Friday, July 18, 2025

FINISHED READING - The Roots Of Goodness by Eihei Dogen

 A commentary by Kosho Uchiyama Roshi, Translated by Daitsu Tom Wright


Uchiyama's commentary is derived from a series of talks he gave on the final essay from Dogen's Shobogenzo,- Hachi Dainin Gaku. This was during the last years of Uchiyama's life, where he found greater depths and resonance in this text, the more he examined and spoke in public about it. He felt it included everything you needed to practice, each quality interconnected with the others. The Japanese title roughly translates as The Eight Qualities of a Great Person. Dogen's essay was itself an exposition upon the Buddha's final teaching. So there is an air of the final summing up of  lifetimes of Buddhist practice, from all its past and present lineage of wise contributors, that has now ended up as this book. The Eight Qualities are :-

1 - Having Few Desires
2 - Knowing When One Has Enough
3 - Appreciating Serenity & Quiet
4 - Make Diligent Effort
5 - Do Not Lose Sight Of The True Dharma
6 - Concentrate On Settling Into Dhyana ( Meditation)
7 - Practice Wisdom
8 - Do Not Engage In Useless Argument

In The Roots Of Goodness the first discussion is on who the Great Person is. Whilst most of us might like think of ourselves as an adult, we are quite frequently still compulsively driven by childish, petty minded thinking and immature emotional responses. Letting desire run rampant as a motivating force for our life and relationships, and hence feel frustrated or despairing about how unfulfilled our life feels.. A Great Person is not such an impulsively driven individual, having learned to master these eight qualities they have become a True Adult.  Why did they need to do this? Why, indeed, would we? It all depends on what we believe is the true purpose of our life. 

'Anyone who asks who or what they're living for is mistakenly searching for a most fundamental value outside of their self.

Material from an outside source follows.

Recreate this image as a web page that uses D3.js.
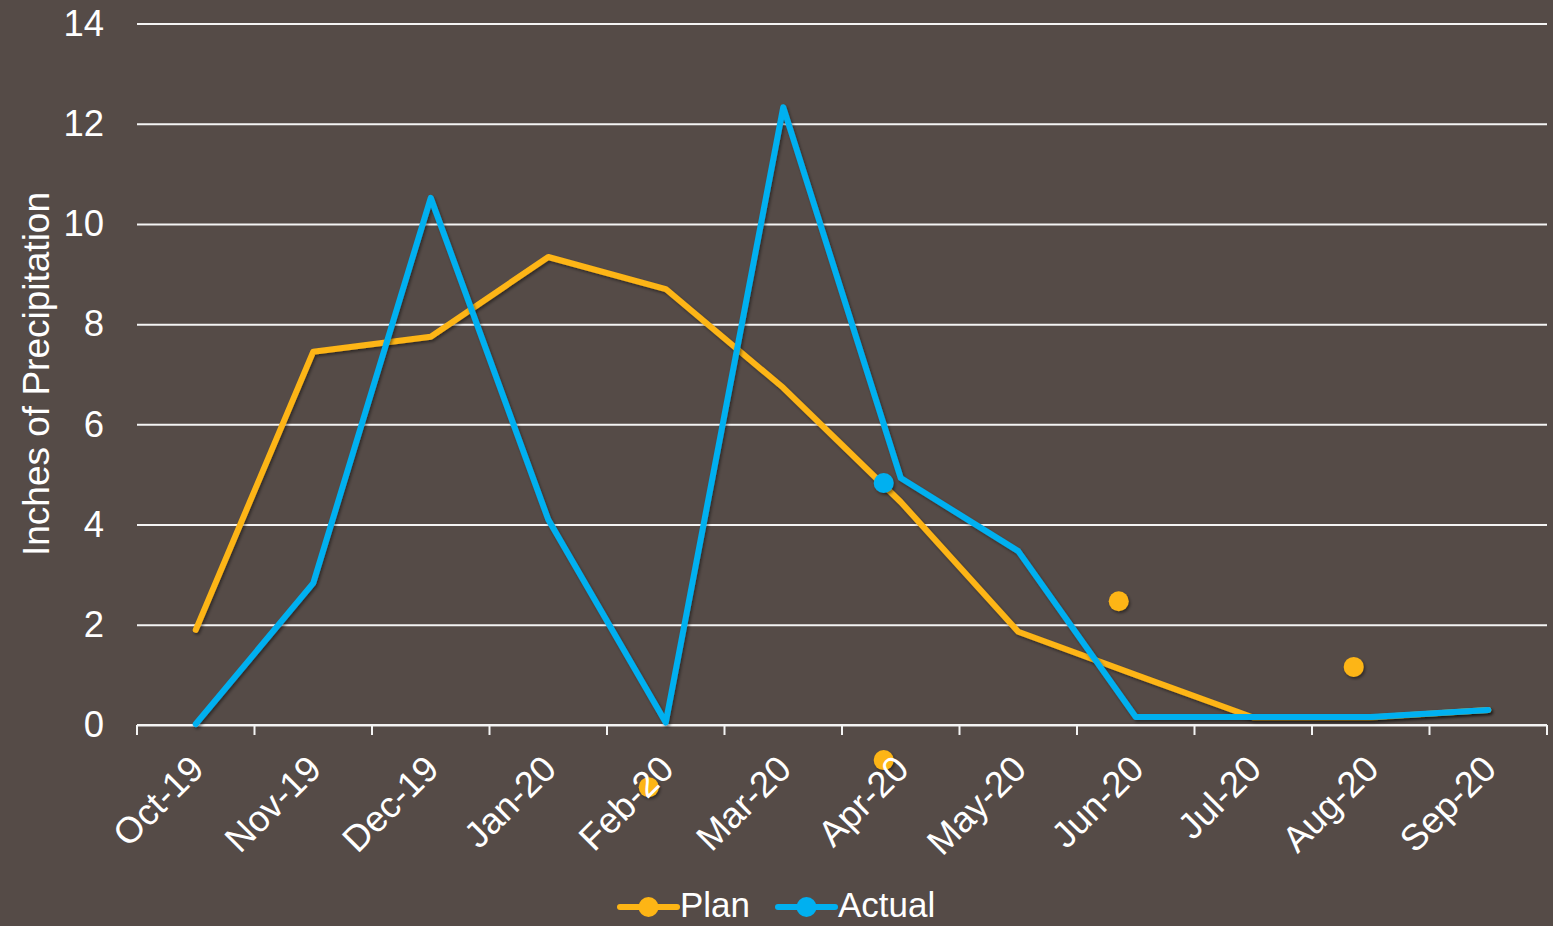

That I am living means that I myself am living right now......When I was born, I was born along with my world. When I die, my entire world will die with me. I am living right now - this is the foundation of all values. So if we ask what we're living for - I am alive, living for me, I'm living right now; that's it. living fully right now is what is of absolute value.'

So having a life has its own absolute value in the present moment. Desires exist as a perpetual fantasy of the not yet fully arrived future. Despair is the shadow side of those desires when unfulfilled. So the first and primary guideline to practice, is learning How to have few desires. And running in tandem with that Knowing when you have enough. 

Our society is compulsively obsessed with making money and progressively getting wealthier, to the point that multi-billionaires do not even conceive that they might have enough, and continue to want more and more. Whilst the poor never have the luxury of feeling like they have enough. And in-between these two extreme polarities lies the complete spectrum of lack and dissatisfaction, from people who really do have nothing to worry about financially. Its no wonder Uchiyama's primary urging with regard to knowing when you have enough is first - Just stop your whining! 

Those first two guidelines - Have few desires - Know when you have enough - these are the central guidelines from which the remaining six find their context and all grow out from. All eight guidelines run counter to the prevailing values of our late capitalist society. They also could help us steer our lives much better through the gathering storm of temptations in modern life. 

'It's winter, very cold, and you're walking along in noisy shoes clip,  clop, clip clop. Oh, You look down and spot something; it looks like a wallet that someone has dropped, and it seems to be filled with money! You look around, and luckily, no one is watching. You bend over to pick it up, but it's frozen in the ice. You can't move it. You pause, and then this genius idea pops into your head. You open your kimono and let rip a fountain of warm pee, melting the ice. You really are a genius, but as you bend over to pick up the wallet, you wake up from what was just a dream, The wallet filled with money was just a phantom! But that beautiful fountain of pee was no dream; it was a reality. And the result stays around to haunt you - now, you've got to wash the futon and set it out to dry.'

Uchiyama's style is often so colourful but dry. He is very straightforward, but doesn't get too caught up in the metaphysical complexities that some concepts imply. He gives quite practical, often humourous, and very down to earth examples, to relate too. I have read and studied several of his books, and each of them is a joy to read and find myself repeatedly being re-inspired by. Uchiyama is often translated by Daitso Tom Wright, as was my first introduction to Dogen, their book How To Cook Your Life, on Dogen's Instructions to the Tenzo. Probably the single most influential Buddhist book on my approach to the spiritual life. A book I've returned too to study countless times. And still I find more in it with each re-reading. The combination of Dogen, Uchiyama and Daitso Tom Wright is in my book, an unbeatable one. The Roots Of Goodness is another book I will look forward to re-reading again, more than likely quite soon.